Problem to work on: Copy out the listing that follows, exactly, without its pictures.

>> Begin

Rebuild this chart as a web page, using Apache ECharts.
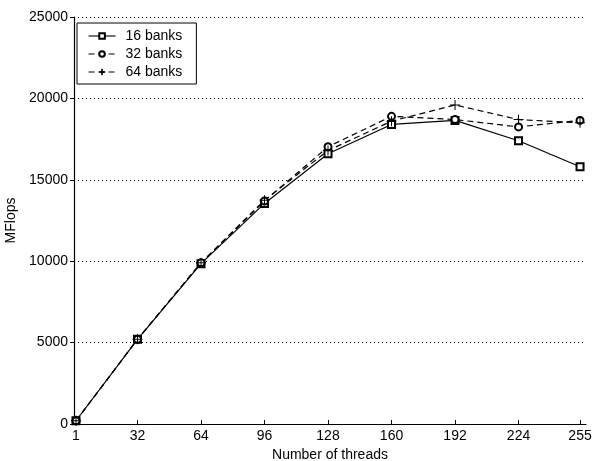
<!DOCTYPE html>
<html>
<head>
<meta charset="utf-8">
<script src="https://cdn.jsdelivr.net/npm/echarts@6/dist/echarts.min.js"></script>
<style>
  html, body { margin: 0; padding: 0; background: #fff; }
  #chart { width: 594px; height: 461px; }
</style>
</head>
<body>
<div id="chart"></div>
<script>
// thread counts on the x axis
const threads = [1, 32, 64, 96, 128, 160, 192, 224, 255];
// MFlops
const banks16 = [200, 5200, 9850, 13550, 16600, 18400, 18650, 17400, 15800];
const banks32 = [200, 5200, 9900, 13700, 17030, 18900, 18700, 18250, 18650];
const banks64 = [200, 5200, 9900, 13750, 16800, 18600, 19600, 18700, 18500];

const chart = echarts.init(document.getElementById('chart'));

const font = 'Liberation Sans, Arial, sans-serif';
const plus = 'path://M-1,-0.1H1V0.1H-1Z M-0.1,-1H0.1V1H-0.1Z';

function pairs(vals) {
  return threads.map((t, i) => [t, vals[i]]);
}

function makeSeries(name, vals, symbol, dashed) {
  const isPlus = symbol === plus;
  return {
    name: name,
    type: 'line',
    data: pairs(vals),
    symbol: symbol,
    symbolSize: isPlus ? 10 : 7,
    showAllSymbol: true,
    lineStyle: { color: '#000', width: 1.2, type: dashed ? [6, 4] : 'solid' },
    itemStyle: { color: '#000', borderColor: '#000', borderWidth: isPlus ? 0 : 1.1 },
    emphasis: { disabled: true },
    animation: false
  };
}

chart.setOption({
  backgroundColor: '#fff',
  textStyle: { fontFamily: font, color: '#000' },
  grid: { left: 74, right: 8, top: 17, bottom: 37, containLabel: false, outerBoundsMode: 'none' },
  legend: {
    orient: 'vertical',
    left: 77,
    top: 23,
    itemWidth: 27,
    itemHeight: 7,
    itemGap: 4,
    padding: [6, 14, 5, 11],
    borderColor: '#000',
    borderWidth: 1,
    lineStyle: { width: 1.1 },
    itemStyle: { borderWidth: 1 },
    textStyle: { fontFamily: font, fontSize: 14, color: '#000', lineHeight: 14, padding: [0, 0, 0, 5] },
    data: ['16 banks', '32 banks', '64 banks']
  },
  xAxis: {
    type: 'value',
    min: 0,
    max: 258,
    name: 'Number of threads',
    nameLocation: 'middle',
    nameGap: 22,
    nameTextStyle: { fontFamily: font, fontSize: 14, color: '#000' },
    axisLine: { onZero: false, lineStyle: { color: '#000', width: 1.2 } },
    axisTick: { inside: true, length: 4, customValues: threads, lineStyle: { color: '#000' } },
    axisLabel: { customValues: threads, fontFamily: font, fontSize: 14, color: '#000', margin: 5 },
    splitLine: { show: false }
  },
  yAxis: {
    type: 'value',
    min: 0,
    max: 25000,
    interval: 5000,
    name: 'MFlops',
    nameLocation: 'middle',
    nameGap: 48,
    nameTextStyle: { fontFamily: font, fontSize: 14, color: '#000' },
    axisLine: { show: true, lineStyle: { color: '#000', width: 1.2 } },
    axisTick: { show: true, inside: false, length: 4, lineStyle: { color: '#000' } },
    axisLabel: { fontFamily: font, fontSize: 14, color: '#000', margin: 6, formatter: v => String(v) },
    splitLine: { show: true, lineStyle: { color: '#000', type: [1, 3], width: 1 } }
  },
  series: [
    makeSeries('16 banks', banks16, 'emptyRect', false),
    makeSeries('32 banks', banks32, 'emptyCircle', true),
    makeSeries('64 banks', banks64, plus, true)
  ]
});
</script>
</body>
</html>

>> End

Response:
Rebuild this chart as a web page, using Apache ECharts.
<!DOCTYPE html>
<html>
<head>
<meta charset="utf-8">
<script src="https://cdn.jsdelivr.net/npm/echarts@6/dist/echarts.min.js"></script>
<style>
  html, body { margin: 0; padding: 0; background: #fff; }
  #chart { width: 594px; height: 461px; }
</style>
</head>
<body>
<div id="chart"></div>
<script>
// thread counts on the x axis
const threads = [1, 32, 64, 96, 128, 160, 192, 224, 255];
// MFlops
const banks16 = [200, 5200, 9850, 13550, 16600, 18400, 18650, 17400, 15800];
const banks32 = [200, 5200, 9900, 13700, 17030, 18900, 18700, 18250, 18650];
const banks64 = [200, 5200, 9900, 13750, 16800, 18600, 19600, 18700, 18500];

const chart = echarts.init(document.getElementById('chart'));

const font = 'Liberation Sans, Arial, sans-serif';
const plus = 'path://M-1,-0.1H1V0.1H-1Z M-0.1,-1H0.1V1H-0.1Z';

function pairs(vals) {
  return threads.map((t, i) => [t, vals[i]]);
}

function makeSeries(name, vals, symbol, dashed) {
  const isPlus = symbol === plus;
  return {
    name: name,
    type: 'line',
    data: pairs(vals),
    symbol: symbol,
    symbolSize: isPlus ? 10 : 7,
    showAllSymbol: true,
    lineStyle: { color: '#000', width: 1.2, type: dashed ? [6, 4] : 'solid' },
    itemStyle: { color: '#000', borderColor: '#000', borderWidth: isPlus ? 0 : 1.1 },
    emphasis: { disabled: true },
    animation: false
  };
}

chart.setOption({
  backgroundColor: '#fff',
  textStyle: { fontFamily: font, color: '#000' },
  grid: { left: 74, right: 8, top: 17, bottom: 37, containLabel: false, outerBoundsMode: 'none' },
  legend: {
    orient: 'vertical',
    left: 77,
    top: 23,
    itemWidth: 27,
    itemHeight: 7,
    itemGap: 4,
    padding: [6, 14, 5, 11],
    borderColor: '#000',
    borderWidth: 1,
    lineStyle: { width: 1.1 },
    itemStyle: { borderWidth: 1 },
    textStyle: { fontFamily: font, fontSize: 14, color: '#000', lineHeight: 14, padding: [0, 0, 0, 5] },
    data: ['16 banks', '32 banks', '64 banks']
  },
  xAxis: {
    type: 'value',
    min: 0,
    max: 258,
    name: 'Number of threads',
    nameLocation: 'middle',
    nameGap: 22,
    nameTextStyle: { fontFamily: font, fontSize: 14, color: '#000' },
    axisLine: { onZero: false, lineStyle: { color: '#000', width: 1.2 } },
    axisTick: { inside: true, length: 4, customValues: threads, lineStyle: { color: '#000' } },
    axisLabel: { customValues: threads, fontFamily: font, fontSize: 14, color: '#000', margin: 5 },
    splitLine: { show: false }
  },
  yAxis: {
    type: 'value',
    min: 0,
    max: 25000,
    interval: 5000,
    name: 'MFlops',
    nameLocation: 'middle',
    nameGap: 48,
    nameTextStyle: { fontFamily: font, fontSize: 14, color: '#000' },
    axisLine: { show: true, lineStyle: { color: '#000', width: 1.2 } },
    axisTick: { show: true, inside: false, length: 4, lineStyle: { color: '#000' } },
    axisLabel: { fontFamily: font, fontSize: 14, color: '#000', margin: 6, formatter: v => String(v) },
    splitLine: { show: true, lineStyle: { color: '#000', type: [1, 3], width: 1 } }
  },
  series: [
    makeSeries('16 banks', banks16, 'emptyRect', false),
    makeSeries('32 banks', banks32, 'emptyCircle', true),
    makeSeries('64 banks', banks64, plus, true)
  ]
});
</script>
</body>
</html>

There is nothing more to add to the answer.